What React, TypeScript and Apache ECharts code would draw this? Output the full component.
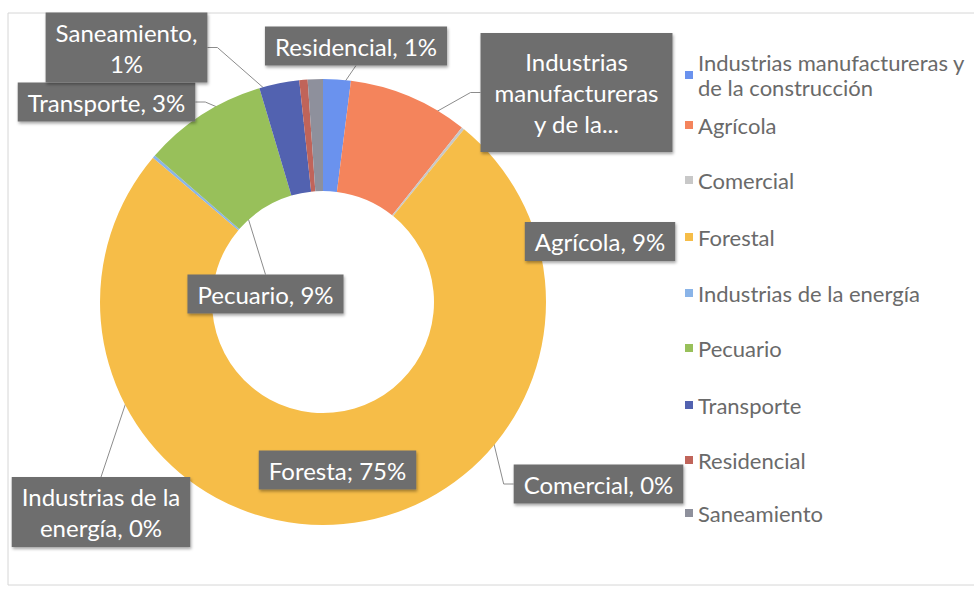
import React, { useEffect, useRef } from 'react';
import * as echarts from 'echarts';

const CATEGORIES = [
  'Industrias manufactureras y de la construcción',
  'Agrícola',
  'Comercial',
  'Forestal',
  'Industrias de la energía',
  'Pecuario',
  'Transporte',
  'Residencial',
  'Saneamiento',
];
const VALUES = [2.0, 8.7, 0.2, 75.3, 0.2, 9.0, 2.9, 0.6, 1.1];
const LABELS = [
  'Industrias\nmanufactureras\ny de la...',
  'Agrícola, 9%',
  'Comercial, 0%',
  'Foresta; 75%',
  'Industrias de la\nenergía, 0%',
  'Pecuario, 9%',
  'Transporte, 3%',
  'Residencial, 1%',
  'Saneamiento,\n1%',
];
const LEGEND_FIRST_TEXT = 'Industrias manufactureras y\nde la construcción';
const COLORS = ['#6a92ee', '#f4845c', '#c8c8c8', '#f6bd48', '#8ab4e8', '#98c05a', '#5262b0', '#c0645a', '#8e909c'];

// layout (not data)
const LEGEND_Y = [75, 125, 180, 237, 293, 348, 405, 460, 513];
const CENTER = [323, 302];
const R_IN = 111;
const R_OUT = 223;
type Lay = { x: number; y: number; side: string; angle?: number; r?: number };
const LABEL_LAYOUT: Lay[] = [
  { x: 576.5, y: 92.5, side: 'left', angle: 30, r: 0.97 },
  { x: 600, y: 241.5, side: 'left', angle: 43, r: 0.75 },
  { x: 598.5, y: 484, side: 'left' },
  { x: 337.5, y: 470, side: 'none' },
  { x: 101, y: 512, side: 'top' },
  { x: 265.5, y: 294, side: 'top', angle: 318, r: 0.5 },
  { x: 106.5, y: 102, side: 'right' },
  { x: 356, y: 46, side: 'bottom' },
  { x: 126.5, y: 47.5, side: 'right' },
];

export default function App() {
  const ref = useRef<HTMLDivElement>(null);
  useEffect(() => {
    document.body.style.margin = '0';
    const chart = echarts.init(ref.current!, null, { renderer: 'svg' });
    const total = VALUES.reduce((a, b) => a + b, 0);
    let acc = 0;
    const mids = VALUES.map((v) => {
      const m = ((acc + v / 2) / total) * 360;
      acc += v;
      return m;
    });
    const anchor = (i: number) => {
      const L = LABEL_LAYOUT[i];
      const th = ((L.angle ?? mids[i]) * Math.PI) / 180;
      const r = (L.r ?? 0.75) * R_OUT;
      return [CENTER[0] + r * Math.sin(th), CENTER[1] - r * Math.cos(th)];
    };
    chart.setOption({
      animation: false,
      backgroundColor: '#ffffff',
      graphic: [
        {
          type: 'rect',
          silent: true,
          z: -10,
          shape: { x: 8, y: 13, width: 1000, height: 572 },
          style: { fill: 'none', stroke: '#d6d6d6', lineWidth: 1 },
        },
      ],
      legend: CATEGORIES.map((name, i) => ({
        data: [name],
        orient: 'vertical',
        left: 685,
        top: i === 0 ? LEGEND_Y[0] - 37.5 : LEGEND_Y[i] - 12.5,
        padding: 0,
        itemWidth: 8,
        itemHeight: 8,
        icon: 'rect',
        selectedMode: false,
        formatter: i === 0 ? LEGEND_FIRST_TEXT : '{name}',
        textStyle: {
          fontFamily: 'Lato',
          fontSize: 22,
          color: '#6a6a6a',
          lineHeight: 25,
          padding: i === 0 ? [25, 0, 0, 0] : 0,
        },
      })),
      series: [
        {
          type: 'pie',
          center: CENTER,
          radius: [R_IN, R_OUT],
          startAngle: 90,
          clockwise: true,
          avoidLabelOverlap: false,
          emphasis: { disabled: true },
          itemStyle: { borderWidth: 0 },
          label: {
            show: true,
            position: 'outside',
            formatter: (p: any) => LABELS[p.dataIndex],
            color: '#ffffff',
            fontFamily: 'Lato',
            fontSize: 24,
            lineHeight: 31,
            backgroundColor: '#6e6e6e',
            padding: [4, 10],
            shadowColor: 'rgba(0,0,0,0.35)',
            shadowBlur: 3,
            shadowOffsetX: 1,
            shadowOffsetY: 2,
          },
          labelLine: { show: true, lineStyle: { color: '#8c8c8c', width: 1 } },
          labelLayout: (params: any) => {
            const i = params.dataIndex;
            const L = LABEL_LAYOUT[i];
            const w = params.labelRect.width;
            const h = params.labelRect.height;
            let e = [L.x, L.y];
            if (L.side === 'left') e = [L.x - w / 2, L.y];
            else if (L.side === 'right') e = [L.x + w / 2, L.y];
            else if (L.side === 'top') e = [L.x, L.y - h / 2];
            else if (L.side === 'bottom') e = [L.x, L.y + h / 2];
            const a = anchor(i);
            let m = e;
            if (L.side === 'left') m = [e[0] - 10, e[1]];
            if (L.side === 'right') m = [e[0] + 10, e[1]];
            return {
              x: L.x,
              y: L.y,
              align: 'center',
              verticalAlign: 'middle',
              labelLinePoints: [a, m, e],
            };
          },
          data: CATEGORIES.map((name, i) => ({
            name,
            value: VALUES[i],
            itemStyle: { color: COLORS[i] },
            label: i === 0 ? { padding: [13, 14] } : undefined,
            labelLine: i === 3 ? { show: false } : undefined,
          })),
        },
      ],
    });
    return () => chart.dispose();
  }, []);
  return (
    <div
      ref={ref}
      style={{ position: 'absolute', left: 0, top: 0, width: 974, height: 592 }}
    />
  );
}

EXERCISE AIM => Repeat the material above verbatim, with no pictures in the output.

EXERCISE RESPONSE =>
What React, TypeScript and Apache ECharts code would draw this? Output the full component.
import React, { useEffect, useRef } from 'react';
import * as echarts from 'echarts';

const CATEGORIES = [
  'Industrias manufactureras y de la construcción',
  'Agrícola',
  'Comercial',
  'Forestal',
  'Industrias de la energía',
  'Pecuario',
  'Transporte',
  'Residencial',
  'Saneamiento',
];
const VALUES = [2.0, 8.7, 0.2, 75.3, 0.2, 9.0, 2.9, 0.6, 1.1];
const LABELS = [
  'Industrias\nmanufactureras\ny de la...',
  'Agrícola, 9%',
  'Comercial, 0%',
  'Foresta; 75%',
  'Industrias de la\nenergía, 0%',
  'Pecuario, 9%',
  'Transporte, 3%',
  'Residencial, 1%',
  'Saneamiento,\n1%',
];
const LEGEND_FIRST_TEXT = 'Industrias manufactureras y\nde la construcción';
const COLORS = ['#6a92ee', '#f4845c', '#c8c8c8', '#f6bd48', '#8ab4e8', '#98c05a', '#5262b0', '#c0645a', '#8e909c'];

// layout (not data)
const LEGEND_Y = [75, 125, 180, 237, 293, 348, 405, 460, 513];
const CENTER = [323, 302];
const R_IN = 111;
const R_OUT = 223;
type Lay = { x: number; y: number; side: string; angle?: number; r?: number };
const LABEL_LAYOUT: Lay[] = [
  { x: 576.5, y: 92.5, side: 'left', angle: 30, r: 0.97 },
  { x: 600, y: 241.5, side: 'left', angle: 43, r: 0.75 },
  { x: 598.5, y: 484, side: 'left' },
  { x: 337.5, y: 470, side: 'none' },
  { x: 101, y: 512, side: 'top' },
  { x: 265.5, y: 294, side: 'top', angle: 318, r: 0.5 },
  { x: 106.5, y: 102, side: 'right' },
  { x: 356, y: 46, side: 'bottom' },
  { x: 126.5, y: 47.5, side: 'right' },
];

export default function App() {
  const ref = useRef<HTMLDivElement>(null);
  useEffect(() => {
    document.body.style.margin = '0';
    const chart = echarts.init(ref.current!, null, { renderer: 'svg' });
    const total = VALUES.reduce((a, b) => a + b, 0);
    let acc = 0;
    const mids = VALUES.map((v) => {
      const m = ((acc + v / 2) / total) * 360;
      acc += v;
      return m;
    });
    const anchor = (i: number) => {
      const L = LABEL_LAYOUT[i];
      const th = ((L.angle ?? mids[i]) * Math.PI) / 180;
      const r = (L.r ?? 0.75) * R_OUT;
      return [CENTER[0] + r * Math.sin(th), CENTER[1] - r * Math.cos(th)];
    };
    chart.setOption({
      animation: false,
      backgroundColor: '#ffffff',
      graphic: [
        {
          type: 'rect',
          silent: true,
          z: -10,
          shape: { x: 8, y: 13, width: 1000, height: 572 },
          style: { fill: 'none', stroke: '#d6d6d6', lineWidth: 1 },
        },
      ],
      legend: CATEGORIES.map((name, i) => ({
        data: [name],
        orient: 'vertical',
        left: 685,
        top: i === 0 ? LEGEND_Y[0] - 37.5 : LEGEND_Y[i] - 12.5,
        padding: 0,
        itemWidth: 8,
        itemHeight: 8,
        icon: 'rect',
        selectedMode: false,
        formatter: i === 0 ? LEGEND_FIRST_TEXT : '{name}',
        textStyle: {
          fontFamily: 'Lato',
          fontSize: 22,
          color: '#6a6a6a',
          lineHeight: 25,
          padding: i === 0 ? [25, 0, 0, 0] : 0,
        },
      })),
      series: [
        {
          type: 'pie',
          center: CENTER,
          radius: [R_IN, R_OUT],
          startAngle: 90,
          clockwise: true,
          avoidLabelOverlap: false,
          emphasis: { disabled: true },
          itemStyle: { borderWidth: 0 },
          label: {
            show: true,
            position: 'outside',
            formatter: (p: any) => LABELS[p.dataIndex],
            color: '#ffffff',
            fontFamily: 'Lato',
            fontSize: 24,
            lineHeight: 31,
            backgroundColor: '#6e6e6e',
            padding: [4, 10],
            shadowColor: 'rgba(0,0,0,0.35)',
            shadowBlur: 3,
            shadowOffsetX: 1,
            shadowOffsetY: 2,
          },
          labelLine: { show: true, lineStyle: { color: '#8c8c8c', width: 1 } },
          labelLayout: (params: any) => {
            const i = params.dataIndex;
            const L = LABEL_LAYOUT[i];
            const w = params.labelRect.width;
            const h = params.labelRect.height;
            let e = [L.x, L.y];
            if (L.side === 'left') e = [L.x - w / 2, L.y];
            else if (L.side === 'right') e = [L.x + w / 2, L.y];
            else if (L.side === 'top') e = [L.x, L.y - h / 2];
            else if (L.side === 'bottom') e = [L.x, L.y + h / 2];
            const a = anchor(i);
            let m = e;
            if (L.side === 'left') m = [e[0] - 10, e[1]];
            if (L.side === 'right') m = [e[0] + 10, e[1]];
            return {
              x: L.x,
              y: L.y,
              align: 'center',
              verticalAlign: 'middle',
              labelLinePoints: [a, m, e],
            };
          },
          data: CATEGORIES.map((name, i) => ({
            name,
            value: VALUES[i],
            itemStyle: { color: COLORS[i] },
            label: i === 0 ? { padding: [13, 14] } : undefined,
            labelLine: i === 3 ? { show: false } : undefined,
          })),
        },
      ],
    });
    return () => chart.dispose();
  }, []);
  return (
    <div
      ref={ref}
      style={{ position: 'absolute', left: 0, top: 0, width: 974, height: 592 }}
    />
  );
}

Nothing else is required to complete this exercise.